Dennis Hopper's treatise on “the movies” is executed with the self-reflexivity of Godard, the grandeur of Tarkovsky, ironizes the machismo of Fuller and Hawks and is mixed with a touch of the Bob Rafaelson/Jack Nicholson Monkees's movie, Head (1968).

Hopper stars as a horse wrangler named after the state of Kansas who is in charge of horses on a western being shot in a small Peruvian village. When an actor is killed in a stunt, Kansas decides to quit the movie business and stay in the village. But his dreams of an unspoiled existence are interrupted when the local priest asks him to help stop the villagers killing each other by re-enacting scenes from the film for real because they don't understand movie illusionism

The Last Movie was the long-time project of Hopper and writer Stewart Stern who had written Rebel Without A Cause (1955) in which Hopper had had a small role.

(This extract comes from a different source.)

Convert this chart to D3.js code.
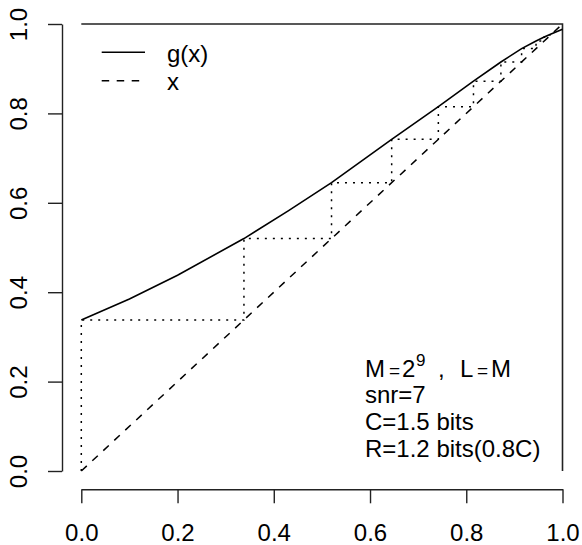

After developing the script in the early 1960s, Hopper got the chance to make the film by Universal with final cut rights after the huge success of Easy Rider in 1969.  Hopper, who was famously under the influence of drugs and alcohol at the time apparently originally delivered a fairly conventional first cut but when it was criticised by his friend and cult director par excellence, Alejandro Jodorowsky, Hopper destroyed that edit and came up with the version that is known today.

The film tanked critically and commercially in the US (it won the Critics Prize at the Venice Film Festival) with such notoriety that Hopper did not direct another movie until 1980’s Out Of The Blue. Although not invariably successful and perhaps overlong it is nevertheless an interesting movie from a peak period of American independent film-making.